▸ TO BE DONE: Only the lines from the start of the data below through the line that contains "plt.rcParams['font.family'] = ['Liberation" are to be copied, exactly and without pictures.

▸ DATA SECTION:
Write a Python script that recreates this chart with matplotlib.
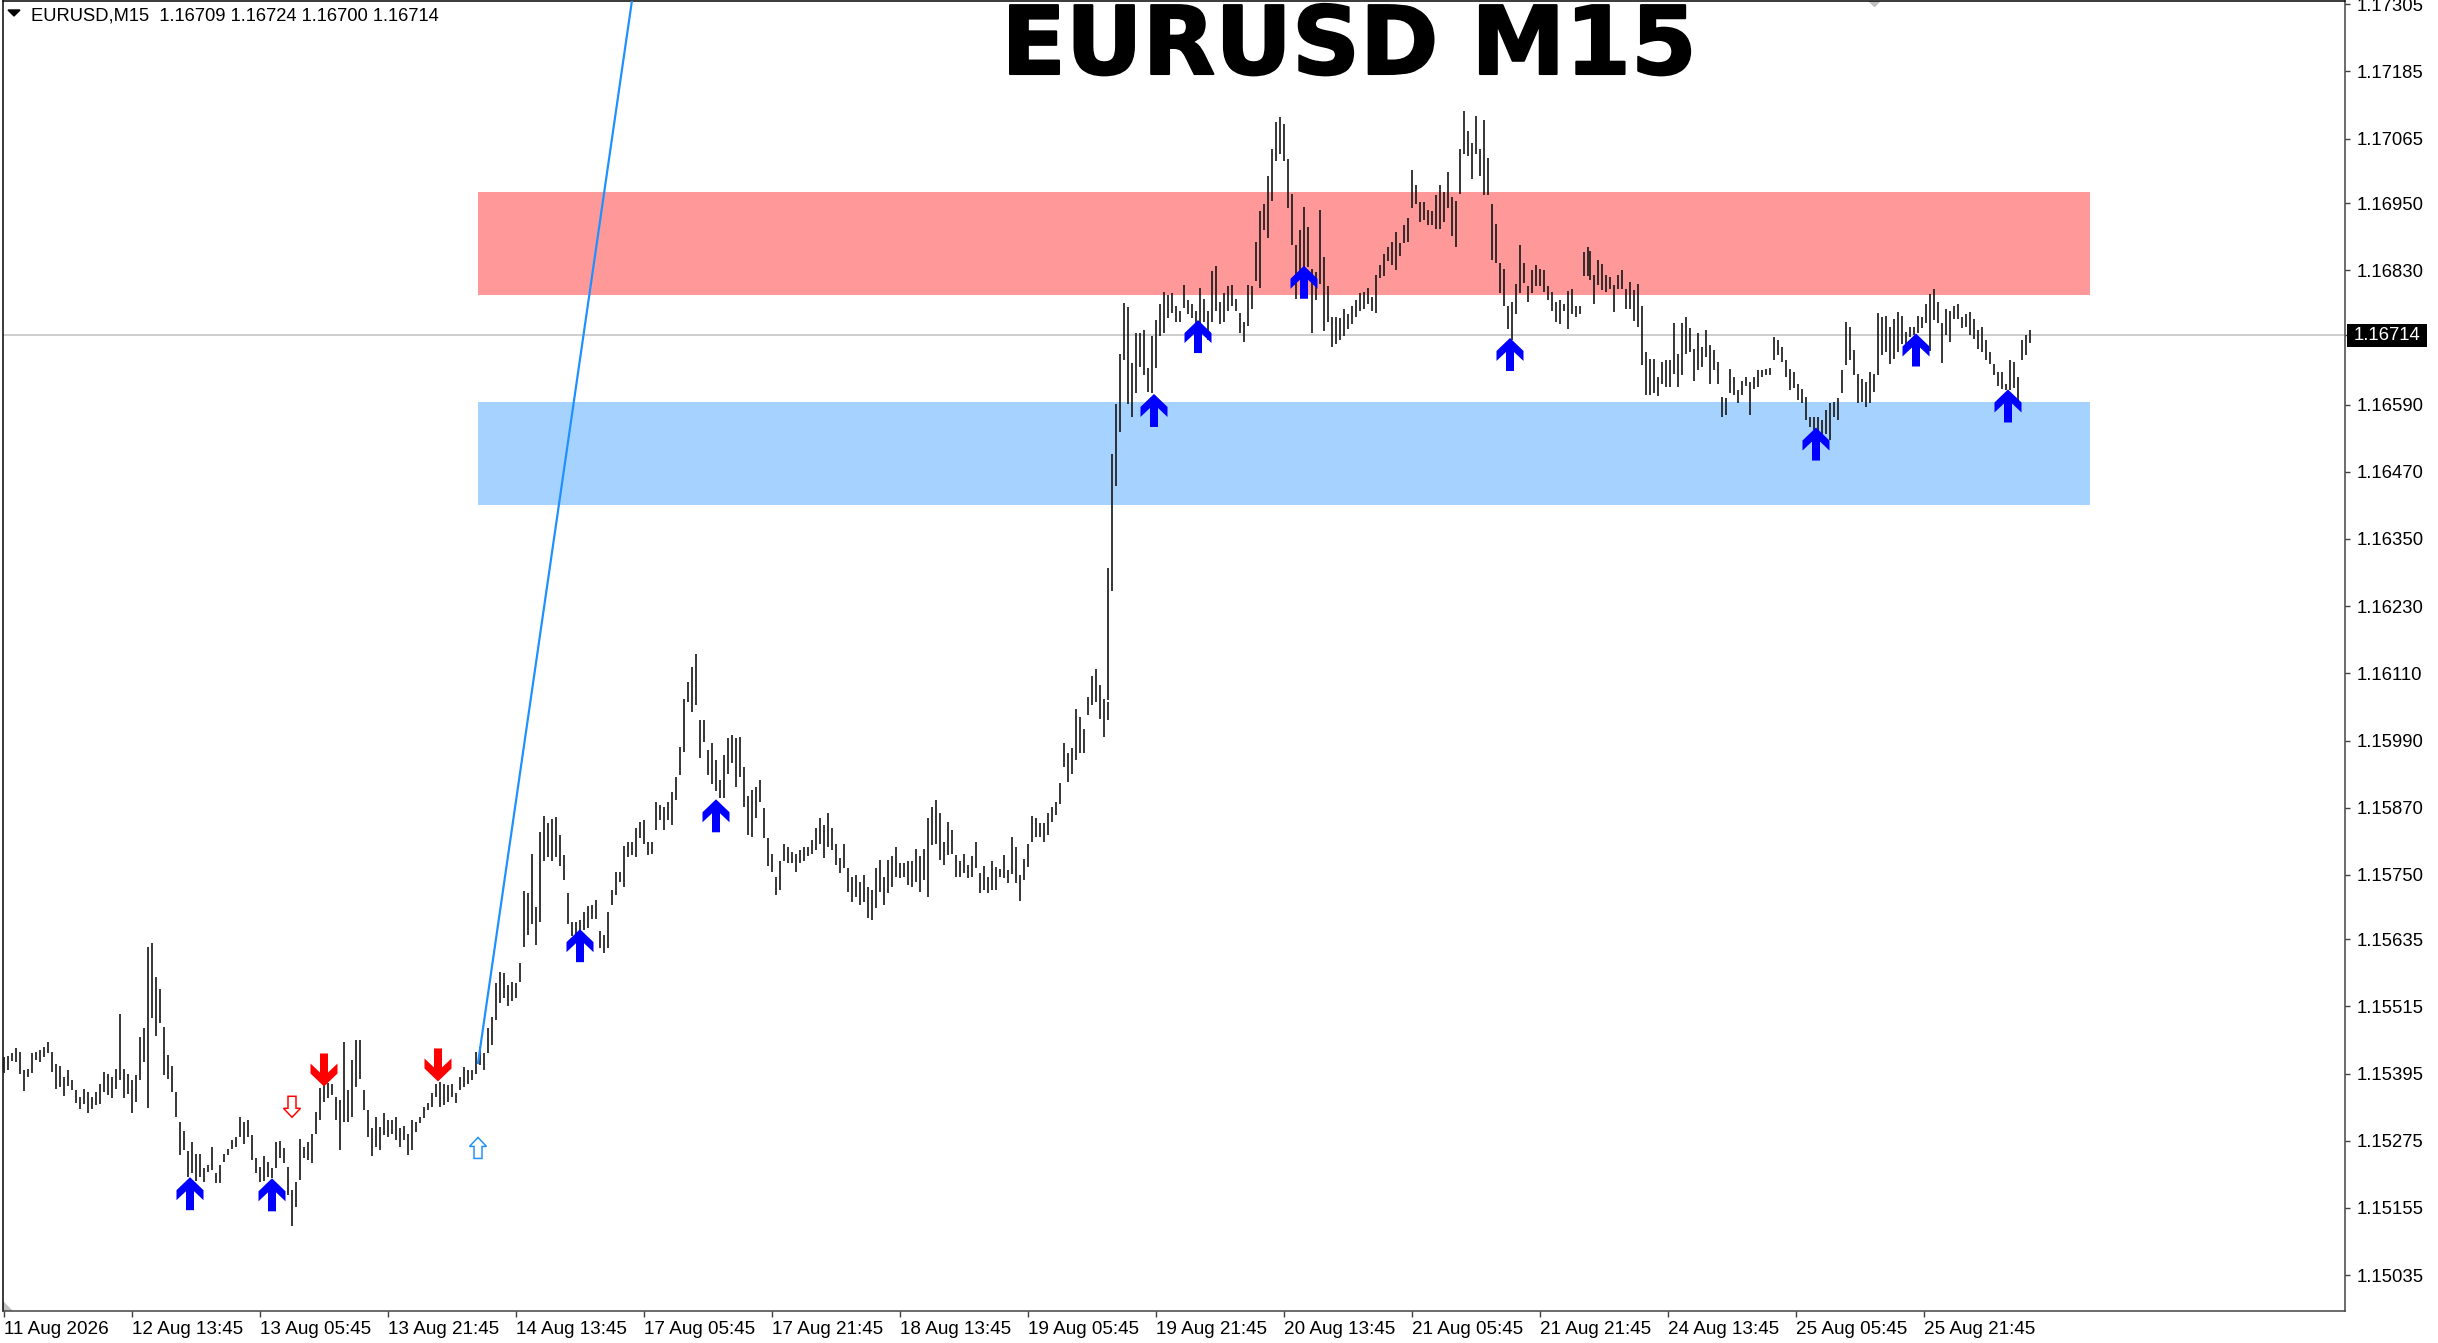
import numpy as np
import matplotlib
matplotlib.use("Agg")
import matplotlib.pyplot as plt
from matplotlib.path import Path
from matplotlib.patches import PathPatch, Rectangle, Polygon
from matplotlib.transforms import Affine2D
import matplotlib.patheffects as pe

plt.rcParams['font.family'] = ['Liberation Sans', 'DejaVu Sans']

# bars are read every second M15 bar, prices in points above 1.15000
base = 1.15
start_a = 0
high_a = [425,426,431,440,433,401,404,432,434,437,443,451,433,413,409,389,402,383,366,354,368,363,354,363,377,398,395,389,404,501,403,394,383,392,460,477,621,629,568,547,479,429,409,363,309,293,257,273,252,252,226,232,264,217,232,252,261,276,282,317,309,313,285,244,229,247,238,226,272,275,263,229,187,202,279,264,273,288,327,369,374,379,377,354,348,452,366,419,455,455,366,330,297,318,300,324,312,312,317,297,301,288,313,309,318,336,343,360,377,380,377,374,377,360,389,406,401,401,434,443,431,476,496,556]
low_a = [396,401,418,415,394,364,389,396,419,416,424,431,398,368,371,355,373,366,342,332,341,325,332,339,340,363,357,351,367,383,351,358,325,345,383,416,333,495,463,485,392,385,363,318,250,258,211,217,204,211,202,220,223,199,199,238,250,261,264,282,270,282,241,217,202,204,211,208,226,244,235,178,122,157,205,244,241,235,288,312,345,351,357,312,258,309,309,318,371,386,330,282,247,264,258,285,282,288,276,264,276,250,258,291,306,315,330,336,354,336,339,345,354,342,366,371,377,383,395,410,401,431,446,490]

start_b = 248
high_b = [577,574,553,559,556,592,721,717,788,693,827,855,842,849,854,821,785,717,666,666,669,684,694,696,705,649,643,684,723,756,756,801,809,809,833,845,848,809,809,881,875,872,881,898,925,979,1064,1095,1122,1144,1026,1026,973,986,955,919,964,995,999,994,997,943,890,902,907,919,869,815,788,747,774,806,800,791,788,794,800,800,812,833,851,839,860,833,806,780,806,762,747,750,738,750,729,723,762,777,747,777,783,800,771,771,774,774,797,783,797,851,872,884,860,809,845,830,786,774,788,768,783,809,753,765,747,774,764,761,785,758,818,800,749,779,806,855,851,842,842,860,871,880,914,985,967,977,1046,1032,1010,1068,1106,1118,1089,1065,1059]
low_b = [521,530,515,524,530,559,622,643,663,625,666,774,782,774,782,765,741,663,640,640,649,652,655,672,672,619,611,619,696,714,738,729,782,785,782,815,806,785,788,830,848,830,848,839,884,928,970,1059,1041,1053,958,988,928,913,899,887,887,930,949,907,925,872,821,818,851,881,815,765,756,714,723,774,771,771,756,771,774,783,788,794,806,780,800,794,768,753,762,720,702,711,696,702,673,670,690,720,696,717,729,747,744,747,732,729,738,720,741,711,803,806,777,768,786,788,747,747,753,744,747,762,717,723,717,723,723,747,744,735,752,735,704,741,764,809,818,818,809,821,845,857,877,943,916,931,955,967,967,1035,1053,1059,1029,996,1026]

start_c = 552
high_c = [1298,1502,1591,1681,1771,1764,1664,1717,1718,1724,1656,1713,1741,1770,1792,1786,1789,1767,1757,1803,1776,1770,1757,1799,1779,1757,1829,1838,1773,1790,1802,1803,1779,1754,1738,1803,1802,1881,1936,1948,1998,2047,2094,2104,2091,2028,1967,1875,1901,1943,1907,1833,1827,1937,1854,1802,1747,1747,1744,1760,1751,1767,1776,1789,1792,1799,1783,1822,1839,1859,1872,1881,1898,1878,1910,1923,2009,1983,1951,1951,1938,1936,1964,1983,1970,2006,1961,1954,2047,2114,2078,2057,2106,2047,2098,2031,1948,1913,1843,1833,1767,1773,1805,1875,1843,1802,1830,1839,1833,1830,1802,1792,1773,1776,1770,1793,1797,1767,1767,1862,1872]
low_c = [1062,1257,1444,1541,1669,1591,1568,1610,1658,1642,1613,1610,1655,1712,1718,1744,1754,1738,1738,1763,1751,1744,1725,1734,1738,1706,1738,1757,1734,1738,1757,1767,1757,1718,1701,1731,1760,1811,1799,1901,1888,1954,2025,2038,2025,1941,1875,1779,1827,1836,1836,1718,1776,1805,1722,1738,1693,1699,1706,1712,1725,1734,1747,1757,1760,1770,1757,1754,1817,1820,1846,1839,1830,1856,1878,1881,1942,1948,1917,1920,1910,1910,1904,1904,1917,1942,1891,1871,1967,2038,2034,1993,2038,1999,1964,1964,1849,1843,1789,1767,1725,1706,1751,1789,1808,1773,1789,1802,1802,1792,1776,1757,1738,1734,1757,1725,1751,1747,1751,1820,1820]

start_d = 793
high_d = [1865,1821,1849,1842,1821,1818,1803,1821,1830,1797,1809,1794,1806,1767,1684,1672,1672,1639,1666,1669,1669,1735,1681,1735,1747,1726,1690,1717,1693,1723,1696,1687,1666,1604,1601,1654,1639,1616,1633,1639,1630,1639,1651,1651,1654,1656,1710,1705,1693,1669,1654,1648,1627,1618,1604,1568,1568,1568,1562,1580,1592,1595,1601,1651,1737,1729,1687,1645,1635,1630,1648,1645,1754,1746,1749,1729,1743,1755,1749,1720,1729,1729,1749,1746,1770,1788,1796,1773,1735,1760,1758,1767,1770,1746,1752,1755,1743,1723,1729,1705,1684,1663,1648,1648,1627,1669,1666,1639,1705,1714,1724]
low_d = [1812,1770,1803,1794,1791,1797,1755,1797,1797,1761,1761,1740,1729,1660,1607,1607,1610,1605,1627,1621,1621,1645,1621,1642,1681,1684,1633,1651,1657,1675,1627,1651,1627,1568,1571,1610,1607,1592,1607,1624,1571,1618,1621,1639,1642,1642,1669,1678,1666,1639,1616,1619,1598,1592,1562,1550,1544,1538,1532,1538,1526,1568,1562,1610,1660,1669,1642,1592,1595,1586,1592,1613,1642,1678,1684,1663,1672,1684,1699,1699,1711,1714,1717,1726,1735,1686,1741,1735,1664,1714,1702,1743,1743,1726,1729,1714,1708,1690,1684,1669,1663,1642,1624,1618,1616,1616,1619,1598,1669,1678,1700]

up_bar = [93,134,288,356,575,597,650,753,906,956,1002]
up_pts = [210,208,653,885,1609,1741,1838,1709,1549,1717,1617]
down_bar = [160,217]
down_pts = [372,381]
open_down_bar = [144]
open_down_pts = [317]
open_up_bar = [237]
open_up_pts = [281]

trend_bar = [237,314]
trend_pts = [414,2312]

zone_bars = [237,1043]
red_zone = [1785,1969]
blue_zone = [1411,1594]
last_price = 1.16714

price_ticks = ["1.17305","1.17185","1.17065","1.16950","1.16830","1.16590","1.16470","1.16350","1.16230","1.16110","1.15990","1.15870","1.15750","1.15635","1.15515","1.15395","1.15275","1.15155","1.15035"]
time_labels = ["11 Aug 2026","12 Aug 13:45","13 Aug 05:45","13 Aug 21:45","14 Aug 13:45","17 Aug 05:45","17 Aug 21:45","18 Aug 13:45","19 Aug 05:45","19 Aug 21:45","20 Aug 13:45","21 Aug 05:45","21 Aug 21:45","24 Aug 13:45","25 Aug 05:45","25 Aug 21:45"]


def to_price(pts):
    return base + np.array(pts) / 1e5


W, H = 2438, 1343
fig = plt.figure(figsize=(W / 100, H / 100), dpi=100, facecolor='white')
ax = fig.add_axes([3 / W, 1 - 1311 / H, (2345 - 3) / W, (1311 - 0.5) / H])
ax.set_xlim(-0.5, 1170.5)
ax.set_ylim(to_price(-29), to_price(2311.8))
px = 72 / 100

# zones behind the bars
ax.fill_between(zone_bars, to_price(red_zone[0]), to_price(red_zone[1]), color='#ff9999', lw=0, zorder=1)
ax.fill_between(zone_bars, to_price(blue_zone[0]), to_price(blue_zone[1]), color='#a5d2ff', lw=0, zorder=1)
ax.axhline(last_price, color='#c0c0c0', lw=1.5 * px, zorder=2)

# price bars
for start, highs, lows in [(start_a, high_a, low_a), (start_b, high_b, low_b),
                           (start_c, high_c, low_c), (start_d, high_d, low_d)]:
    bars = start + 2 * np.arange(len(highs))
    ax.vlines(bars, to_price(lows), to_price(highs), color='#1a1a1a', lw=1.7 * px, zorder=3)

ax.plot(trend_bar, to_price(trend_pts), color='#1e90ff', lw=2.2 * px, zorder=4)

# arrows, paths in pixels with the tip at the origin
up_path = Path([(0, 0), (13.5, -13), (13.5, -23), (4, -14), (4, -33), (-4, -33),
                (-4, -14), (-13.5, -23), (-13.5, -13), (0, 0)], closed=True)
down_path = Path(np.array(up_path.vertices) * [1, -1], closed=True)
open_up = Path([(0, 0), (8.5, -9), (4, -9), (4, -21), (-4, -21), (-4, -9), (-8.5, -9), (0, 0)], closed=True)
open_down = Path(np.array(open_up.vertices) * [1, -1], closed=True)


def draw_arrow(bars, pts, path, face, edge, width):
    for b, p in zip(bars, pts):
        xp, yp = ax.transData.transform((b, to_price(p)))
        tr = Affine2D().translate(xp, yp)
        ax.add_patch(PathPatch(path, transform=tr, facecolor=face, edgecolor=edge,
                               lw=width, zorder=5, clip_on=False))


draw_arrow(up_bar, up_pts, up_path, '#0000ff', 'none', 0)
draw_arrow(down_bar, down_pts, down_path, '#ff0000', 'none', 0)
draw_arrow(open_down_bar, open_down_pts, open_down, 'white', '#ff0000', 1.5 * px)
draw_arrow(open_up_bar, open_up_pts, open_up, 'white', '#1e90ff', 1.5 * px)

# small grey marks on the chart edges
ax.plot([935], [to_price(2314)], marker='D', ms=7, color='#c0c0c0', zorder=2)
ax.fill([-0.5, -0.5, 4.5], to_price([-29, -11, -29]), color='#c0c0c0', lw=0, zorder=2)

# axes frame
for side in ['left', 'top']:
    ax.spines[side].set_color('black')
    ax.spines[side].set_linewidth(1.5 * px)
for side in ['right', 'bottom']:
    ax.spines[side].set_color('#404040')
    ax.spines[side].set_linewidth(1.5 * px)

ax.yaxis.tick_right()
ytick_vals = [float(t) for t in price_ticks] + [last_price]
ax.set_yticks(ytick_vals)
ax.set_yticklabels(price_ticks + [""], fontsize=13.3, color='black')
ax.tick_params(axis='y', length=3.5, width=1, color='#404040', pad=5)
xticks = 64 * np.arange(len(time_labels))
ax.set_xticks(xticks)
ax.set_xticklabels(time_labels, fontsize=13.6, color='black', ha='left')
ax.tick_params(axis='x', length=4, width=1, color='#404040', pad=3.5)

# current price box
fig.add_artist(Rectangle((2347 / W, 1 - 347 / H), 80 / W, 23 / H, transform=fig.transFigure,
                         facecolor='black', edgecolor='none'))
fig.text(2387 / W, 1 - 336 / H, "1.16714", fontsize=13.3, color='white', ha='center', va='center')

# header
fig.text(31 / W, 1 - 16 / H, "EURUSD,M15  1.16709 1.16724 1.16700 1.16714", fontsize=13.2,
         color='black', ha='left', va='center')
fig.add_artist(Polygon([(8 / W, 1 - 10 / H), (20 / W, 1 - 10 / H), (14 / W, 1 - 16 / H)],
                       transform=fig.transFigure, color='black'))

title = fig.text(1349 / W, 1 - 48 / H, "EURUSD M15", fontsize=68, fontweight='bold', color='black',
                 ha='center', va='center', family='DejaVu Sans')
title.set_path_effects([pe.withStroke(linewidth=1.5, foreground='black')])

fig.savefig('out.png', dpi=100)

▸ SOLUTION:
Write a Python script that recreates this chart with matplotlib.
import numpy as np
import matplotlib
matplotlib.use("Agg")
import matplotlib.pyplot as plt
from matplotlib.path import Path
from matplotlib.patches import PathPatch, Rectangle, Polygon
from matplotlib.transforms import Affine2D
import matplotlib.patheffects as pe

plt.rcParams['font.family'] = ['Liberation Sans', 'DejaVu Sans']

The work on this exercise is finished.